At least three workshops will be held in association with this Working Group, with the goals of:

  • Estimating key components of stock reproductive potential. This kick-off workshop will be organized to assist researchers in developing more refined estimates of stock reproductive potential by combining historical databases with new knowledge about reproductive potential of individuals. The possibility that estimates can be further refined by including age- or size-specific variability in egg quality will also be explored. Time series for a range of stocks representing alternative metrics of stock reproductive potential, such as female-only spawner biomass and total egg production will be compiled.
  •  Develop time series describing trends in both stock reproductive potential and relevant environmental, ecological and fishing-related factors. Discussion will focus on identifying and quantifying potential drivers of variation in stock reproductive potential. To do this, sensitivity analysis will be undertaken in order to establish which demographic and reproductive traits have the greatest effect on the variability in stock reproductive potential for a range fish stocks. Once these highly influential factors have been established, then possible environmental, ecological and fishing-related factors will be identified for each stock separately.

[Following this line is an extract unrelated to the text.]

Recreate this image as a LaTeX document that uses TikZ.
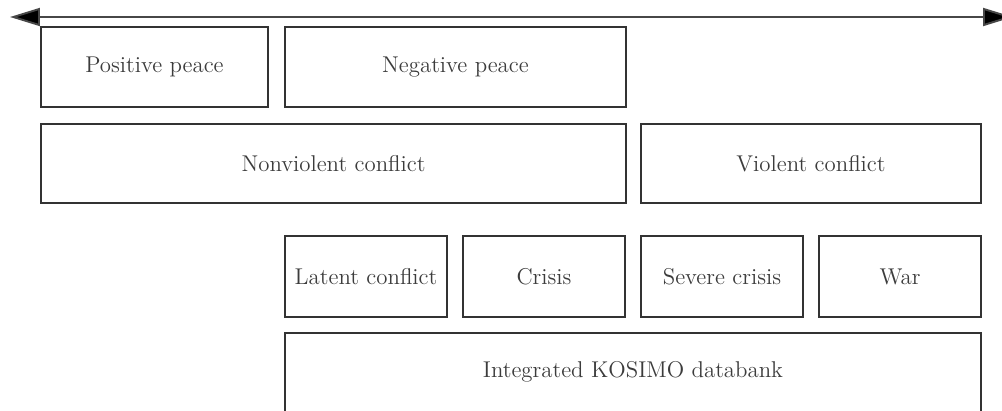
\documentclass[tikz,border=0pt]{standalone}
\usetikzlibrary{arrows.meta}
\definecolor{boxline}{HTML}{333333}
\definecolor{boxtext}{HTML}{3C3C3C}
\tikzset{
  stage/.style={draw=boxline, line width=0.8pt, text=boxtext, font=\fontsize{13}{15}\selectfont, minimum height=1.6cm, inner sep=0pt},
  scalearrow/.style={draw=boxline!90, line width=1.1pt, {Triangle[length=0.6cm, width=0.36cm, fill=black]}-{Triangle[length=0.6cm, width=0.36cm, fill=black]}}
}
\begin{document}
\begin{tikzpicture}[x=0.02cm, y=-0.02cm]
            \useasboundingbox (0,0) rectangle (1002,410);
            \clip (0,0) rectangle (1002,410);
            % Peace / conflict scale
            \coordinate (west) at (10,17);
            \coordinate (east) at (1013,17);
            \draw[scalearrow] (west) -- (east);
            % First row
            \node[stage, minimum width=4.54cm] (pospeace) at (154.5,67) {Positive peace};
            \node[stage, minimum width=6.82cm] (negpeace) at (455.5,67) {Negative peace};
            % Second row
            \node[stage, minimum width=11.7cm, minimum height=1.58cm] (nonviolent) at (333.5,163.5) {Nonviolent conflict};
            \node[stage, minimum width=6.8cm, minimum height=1.58cm] (violent) at (811,163.5) {Violent conflict};
            % Intensity levels
            \node[stage, minimum width=3.24cm, minimum height=1.62cm] (latent) at (366,276.5) {Latent conflict};
            \node[stage, minimum width=3.24cm, minimum height=1.62cm] (crisis) at (544,276.5) {Crisis};
            \node[stage, minimum width=3.24cm, minimum height=1.62cm] (severe) at (722,276.5) {Severe crisis};
            \node[stage, minimum width=3.24cm, minimum height=1.62cm] (war) at (900,276.5) {War};
            % Databank (cut off at the bottom)
            \node[stage, minimum width=13.92cm, minimum height=1.7cm] (kosimo) at (633,375.5) {};
            \node[text=boxtext, font=\fontsize{13}{15}\selectfont] (kosimolabel) at (633,372) {Integrated KOSIMO databank};
        \end{tikzpicture}
\end{document}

  • Evaluation of statistical models relating temporal variation in stock reproductive potential to different drivers. Discussion will focus on how information can be used to address strategic “what if” questions related to the relative importance of different factors to future values of stock reproductive potential. For example, if the reduction in old fish was found to be highly influential determinant of stock reproductive potential then strategic questions related to conserving/over-exploiting large fish could be explored. This Workshop will also illustrate the implementation of the data and statistical models developed by WG in a modelling framework that is being widely used to assess different management options (see http://www.flr-project.org/). This will permit the effects of alternative indices of stock reproductive potential on management to be quantified objectively.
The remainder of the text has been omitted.